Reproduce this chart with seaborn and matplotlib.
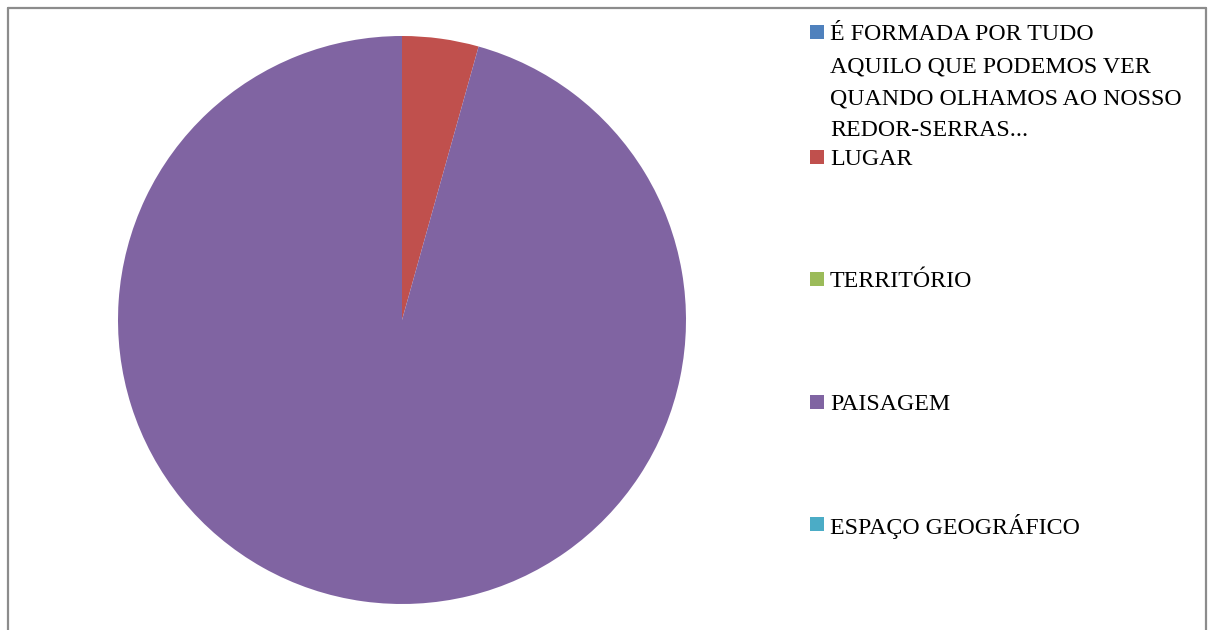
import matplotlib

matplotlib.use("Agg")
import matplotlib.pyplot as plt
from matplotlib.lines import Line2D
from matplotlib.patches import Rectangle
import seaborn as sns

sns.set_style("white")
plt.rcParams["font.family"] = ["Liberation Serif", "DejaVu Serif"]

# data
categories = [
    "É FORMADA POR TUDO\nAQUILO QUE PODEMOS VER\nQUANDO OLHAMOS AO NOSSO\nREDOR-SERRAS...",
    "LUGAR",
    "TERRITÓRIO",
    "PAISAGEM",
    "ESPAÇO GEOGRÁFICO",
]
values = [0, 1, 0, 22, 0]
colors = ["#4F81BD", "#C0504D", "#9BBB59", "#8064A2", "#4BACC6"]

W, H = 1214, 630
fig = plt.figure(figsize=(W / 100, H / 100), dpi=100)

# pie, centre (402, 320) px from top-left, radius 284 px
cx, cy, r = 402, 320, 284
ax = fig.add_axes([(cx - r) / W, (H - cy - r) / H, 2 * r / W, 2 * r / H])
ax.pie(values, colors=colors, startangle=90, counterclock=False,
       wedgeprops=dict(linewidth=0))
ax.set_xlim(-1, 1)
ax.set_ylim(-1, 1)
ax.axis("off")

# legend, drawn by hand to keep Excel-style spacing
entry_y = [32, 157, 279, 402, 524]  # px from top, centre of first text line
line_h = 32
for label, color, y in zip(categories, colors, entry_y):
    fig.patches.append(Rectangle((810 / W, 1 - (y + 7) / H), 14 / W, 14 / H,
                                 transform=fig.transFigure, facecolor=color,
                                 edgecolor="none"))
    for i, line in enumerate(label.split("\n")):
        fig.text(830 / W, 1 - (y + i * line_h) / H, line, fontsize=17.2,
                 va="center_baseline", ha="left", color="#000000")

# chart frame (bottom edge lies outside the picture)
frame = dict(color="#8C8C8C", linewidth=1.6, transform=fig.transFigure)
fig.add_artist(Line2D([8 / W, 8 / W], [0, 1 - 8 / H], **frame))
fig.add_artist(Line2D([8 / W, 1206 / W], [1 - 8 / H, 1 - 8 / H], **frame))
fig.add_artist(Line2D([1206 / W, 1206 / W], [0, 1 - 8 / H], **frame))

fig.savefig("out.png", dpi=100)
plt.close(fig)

::::::::

Leave the images out, please, and restate each line word for word.

→ FULL RESPONSE
Reproduce this chart with seaborn and matplotlib.
import matplotlib

matplotlib.use("Agg")
import matplotlib.pyplot as plt
from matplotlib.lines import Line2D
from matplotlib.patches import Rectangle
import seaborn as sns

sns.set_style("white")
plt.rcParams["font.family"] = ["Liberation Serif", "DejaVu Serif"]

# data
categories = [
    "É FORMADA POR TUDO\nAQUILO QUE PODEMOS VER\nQUANDO OLHAMOS AO NOSSO\nREDOR-SERRAS...",
    "LUGAR",
    "TERRITÓRIO",
    "PAISAGEM",
    "ESPAÇO GEOGRÁFICO",
]
values = [0, 1, 0, 22, 0]
colors = ["#4F81BD", "#C0504D", "#9BBB59", "#8064A2", "#4BACC6"]

W, H = 1214, 630
fig = plt.figure(figsize=(W / 100, H / 100), dpi=100)

# pie, centre (402, 320) px from top-left, radius 284 px
cx, cy, r = 402, 320, 284
ax = fig.add_axes([(cx - r) / W, (H - cy - r) / H, 2 * r / W, 2 * r / H])
ax.pie(values, colors=colors, startangle=90, counterclock=False,
       wedgeprops=dict(linewidth=0))
ax.set_xlim(-1, 1)
ax.set_ylim(-1, 1)
ax.axis("off")

# legend, drawn by hand to keep Excel-style spacing
entry_y = [32, 157, 279, 402, 524]  # px from top, centre of first text line
line_h = 32
for label, color, y in zip(categories, colors, entry_y):
    fig.patches.append(Rectangle((810 / W, 1 - (y + 7) / H), 14 / W, 14 / H,
                                 transform=fig.transFigure, facecolor=color,
                                 edgecolor="none"))
    for i, line in enumerate(label.split("\n")):
        fig.text(830 / W, 1 - (y + i * line_h) / H, line, fontsize=17.2,
                 va="center_baseline", ha="left", color="#000000")

# chart frame (bottom edge lies outside the picture)
frame = dict(color="#8C8C8C", linewidth=1.6, transform=fig.transFigure)
fig.add_artist(Line2D([8 / W, 8 / W], [0, 1 - 8 / H], **frame))
fig.add_artist(Line2D([8 / W, 1206 / W], [1 - 8 / H, 1 - 8 / H], **frame))
fig.add_artist(Line2D([1206 / W, 1206 / W], [0, 1 - 8 / H], **frame))

fig.savefig("out.png", dpi=100)
plt.close(fig)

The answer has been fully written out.